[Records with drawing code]
[start]

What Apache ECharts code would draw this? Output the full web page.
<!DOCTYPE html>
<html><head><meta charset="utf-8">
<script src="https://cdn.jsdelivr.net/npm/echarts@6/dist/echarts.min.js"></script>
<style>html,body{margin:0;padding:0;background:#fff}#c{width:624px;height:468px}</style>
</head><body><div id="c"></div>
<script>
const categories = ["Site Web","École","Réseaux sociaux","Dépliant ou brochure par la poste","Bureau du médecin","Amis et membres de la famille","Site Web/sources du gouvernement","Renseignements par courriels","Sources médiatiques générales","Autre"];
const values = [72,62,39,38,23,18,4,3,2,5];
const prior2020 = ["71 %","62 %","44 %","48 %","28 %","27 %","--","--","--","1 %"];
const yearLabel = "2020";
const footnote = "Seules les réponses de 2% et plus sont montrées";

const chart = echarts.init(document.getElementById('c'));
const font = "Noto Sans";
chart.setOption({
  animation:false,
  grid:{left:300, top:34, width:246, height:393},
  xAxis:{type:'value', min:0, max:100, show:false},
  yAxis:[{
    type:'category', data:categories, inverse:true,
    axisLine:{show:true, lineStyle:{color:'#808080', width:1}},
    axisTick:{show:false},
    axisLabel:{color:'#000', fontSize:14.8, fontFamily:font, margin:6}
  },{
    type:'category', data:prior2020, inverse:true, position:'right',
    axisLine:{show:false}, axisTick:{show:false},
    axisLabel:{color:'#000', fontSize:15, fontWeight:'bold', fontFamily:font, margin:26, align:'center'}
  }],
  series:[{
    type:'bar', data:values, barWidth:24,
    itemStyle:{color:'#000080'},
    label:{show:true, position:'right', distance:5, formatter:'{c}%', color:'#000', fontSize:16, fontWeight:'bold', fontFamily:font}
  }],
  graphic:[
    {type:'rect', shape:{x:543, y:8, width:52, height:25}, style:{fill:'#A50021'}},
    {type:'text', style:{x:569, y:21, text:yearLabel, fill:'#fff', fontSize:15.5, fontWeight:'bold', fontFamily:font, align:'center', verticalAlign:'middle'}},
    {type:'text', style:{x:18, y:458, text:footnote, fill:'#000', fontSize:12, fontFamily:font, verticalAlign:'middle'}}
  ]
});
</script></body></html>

[end]
[start]

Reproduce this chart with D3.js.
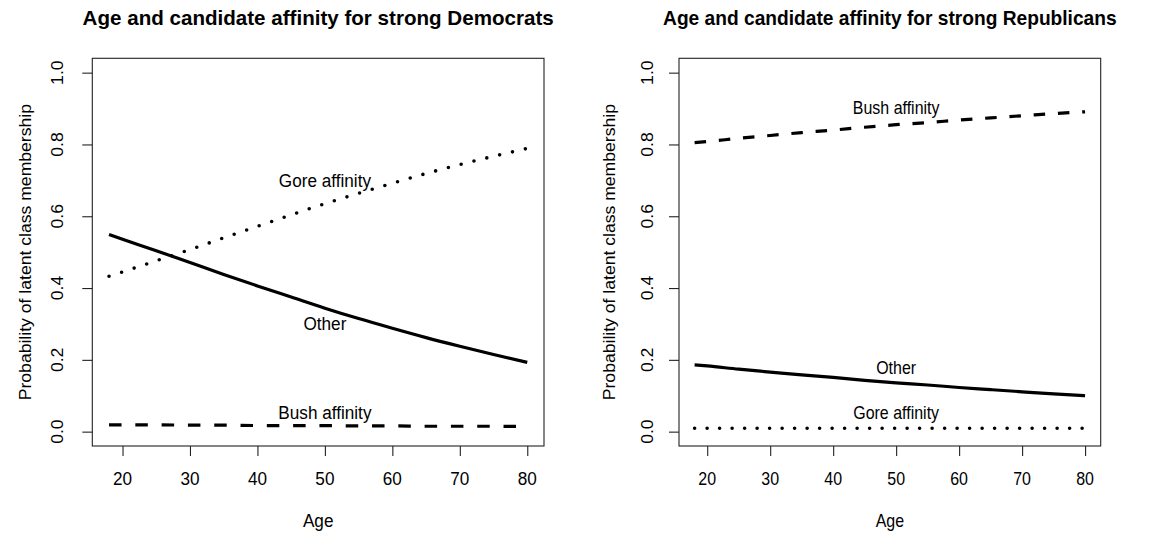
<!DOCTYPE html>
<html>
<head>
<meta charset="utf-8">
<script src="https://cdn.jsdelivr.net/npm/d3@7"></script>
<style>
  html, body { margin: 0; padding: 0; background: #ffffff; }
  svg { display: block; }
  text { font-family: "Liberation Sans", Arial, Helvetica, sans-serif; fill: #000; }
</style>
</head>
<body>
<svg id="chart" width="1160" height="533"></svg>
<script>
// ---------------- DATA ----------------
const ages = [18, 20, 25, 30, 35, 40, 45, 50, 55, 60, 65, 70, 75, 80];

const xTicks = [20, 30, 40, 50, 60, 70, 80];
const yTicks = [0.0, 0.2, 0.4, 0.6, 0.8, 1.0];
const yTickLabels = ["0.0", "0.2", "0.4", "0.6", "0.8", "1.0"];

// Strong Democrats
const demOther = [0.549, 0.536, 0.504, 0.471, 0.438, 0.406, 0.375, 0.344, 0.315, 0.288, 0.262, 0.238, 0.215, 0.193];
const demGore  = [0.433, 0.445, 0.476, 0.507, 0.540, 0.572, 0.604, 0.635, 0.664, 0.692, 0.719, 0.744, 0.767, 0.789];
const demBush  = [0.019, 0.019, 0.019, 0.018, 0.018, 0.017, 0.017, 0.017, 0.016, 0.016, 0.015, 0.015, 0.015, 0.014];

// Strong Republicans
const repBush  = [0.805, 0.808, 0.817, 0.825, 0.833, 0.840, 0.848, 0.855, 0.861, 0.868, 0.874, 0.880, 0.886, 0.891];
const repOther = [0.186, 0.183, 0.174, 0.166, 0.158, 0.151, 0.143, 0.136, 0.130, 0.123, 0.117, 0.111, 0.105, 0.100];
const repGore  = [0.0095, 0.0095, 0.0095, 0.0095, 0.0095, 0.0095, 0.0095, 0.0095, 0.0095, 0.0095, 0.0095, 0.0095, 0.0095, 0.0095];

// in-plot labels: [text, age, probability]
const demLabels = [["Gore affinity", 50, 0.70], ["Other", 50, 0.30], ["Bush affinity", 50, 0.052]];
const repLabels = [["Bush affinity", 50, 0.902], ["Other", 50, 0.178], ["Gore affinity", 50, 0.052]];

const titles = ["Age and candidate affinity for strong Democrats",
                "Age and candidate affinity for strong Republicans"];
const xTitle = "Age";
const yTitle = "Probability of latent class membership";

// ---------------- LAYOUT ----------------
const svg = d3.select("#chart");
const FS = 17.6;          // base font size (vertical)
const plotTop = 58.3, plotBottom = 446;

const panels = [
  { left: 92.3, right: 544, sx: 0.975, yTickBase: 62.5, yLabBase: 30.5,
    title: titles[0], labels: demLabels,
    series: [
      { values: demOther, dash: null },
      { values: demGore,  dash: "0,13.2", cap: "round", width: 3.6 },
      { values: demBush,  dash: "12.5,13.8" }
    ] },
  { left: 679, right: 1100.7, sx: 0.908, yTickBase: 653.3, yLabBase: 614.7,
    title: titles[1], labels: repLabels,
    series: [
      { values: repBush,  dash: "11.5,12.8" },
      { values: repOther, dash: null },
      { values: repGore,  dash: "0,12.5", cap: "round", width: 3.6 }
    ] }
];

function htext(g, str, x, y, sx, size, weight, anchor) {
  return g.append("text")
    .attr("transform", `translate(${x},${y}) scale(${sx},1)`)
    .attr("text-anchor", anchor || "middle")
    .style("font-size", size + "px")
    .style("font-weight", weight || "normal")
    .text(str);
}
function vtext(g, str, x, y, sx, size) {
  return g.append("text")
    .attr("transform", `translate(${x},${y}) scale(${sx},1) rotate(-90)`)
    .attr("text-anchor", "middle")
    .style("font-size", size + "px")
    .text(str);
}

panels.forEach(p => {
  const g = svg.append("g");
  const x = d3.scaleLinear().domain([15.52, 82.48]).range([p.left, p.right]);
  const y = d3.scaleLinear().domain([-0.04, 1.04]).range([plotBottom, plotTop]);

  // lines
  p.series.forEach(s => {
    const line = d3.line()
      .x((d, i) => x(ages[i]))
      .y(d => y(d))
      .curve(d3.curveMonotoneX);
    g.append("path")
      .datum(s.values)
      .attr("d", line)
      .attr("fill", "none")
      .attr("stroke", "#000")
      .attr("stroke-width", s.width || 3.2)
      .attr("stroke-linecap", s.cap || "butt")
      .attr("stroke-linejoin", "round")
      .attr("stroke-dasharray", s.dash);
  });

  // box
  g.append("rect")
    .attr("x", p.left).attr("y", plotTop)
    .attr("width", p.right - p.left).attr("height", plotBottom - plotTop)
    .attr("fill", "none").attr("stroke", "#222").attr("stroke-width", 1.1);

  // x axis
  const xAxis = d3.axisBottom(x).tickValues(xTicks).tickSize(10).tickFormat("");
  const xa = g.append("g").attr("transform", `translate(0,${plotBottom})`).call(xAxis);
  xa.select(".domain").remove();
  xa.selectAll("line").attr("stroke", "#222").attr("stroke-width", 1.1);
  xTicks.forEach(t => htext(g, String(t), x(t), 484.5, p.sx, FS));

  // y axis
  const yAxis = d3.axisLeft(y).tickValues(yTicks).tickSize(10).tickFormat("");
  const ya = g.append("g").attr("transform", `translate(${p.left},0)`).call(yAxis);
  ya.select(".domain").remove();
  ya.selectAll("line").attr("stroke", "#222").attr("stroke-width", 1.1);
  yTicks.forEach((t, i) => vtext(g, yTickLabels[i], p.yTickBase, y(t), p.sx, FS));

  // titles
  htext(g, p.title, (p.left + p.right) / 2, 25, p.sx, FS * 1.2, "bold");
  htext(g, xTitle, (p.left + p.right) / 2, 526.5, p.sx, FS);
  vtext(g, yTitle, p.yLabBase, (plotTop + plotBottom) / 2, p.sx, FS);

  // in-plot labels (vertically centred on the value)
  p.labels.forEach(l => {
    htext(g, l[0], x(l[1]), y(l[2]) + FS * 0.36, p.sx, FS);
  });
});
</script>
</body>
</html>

[end]

Task: Look back at the entries above and repeat, unchanged, every line from the line holding "What Apache ECharts" through the line holding "les réponses de".

Worked solution:
What Apache ECharts code would draw this? Output the full web page.
<!DOCTYPE html>
<html><head><meta charset="utf-8">
<script src="https://cdn.jsdelivr.net/npm/echarts@6/dist/echarts.min.js"></script>
<style>html,body{margin:0;padding:0;background:#fff}#c{width:624px;height:468px}</style>
</head><body><div id="c"></div>
<script>
const categories = ["Site Web","École","Réseaux sociaux","Dépliant ou brochure par la poste","Bureau du médecin","Amis et membres de la famille","Site Web/sources du gouvernement","Renseignements par courriels","Sources médiatiques générales","Autre"];
const values = [72,62,39,38,23,18,4,3,2,5];
const prior2020 = ["71 %","62 %","44 %","48 %","28 %","27 %","--","--","--","1 %"];
const yearLabel = "2020";
const footnote = "Seules les réponses de 2% et plus sont montrées";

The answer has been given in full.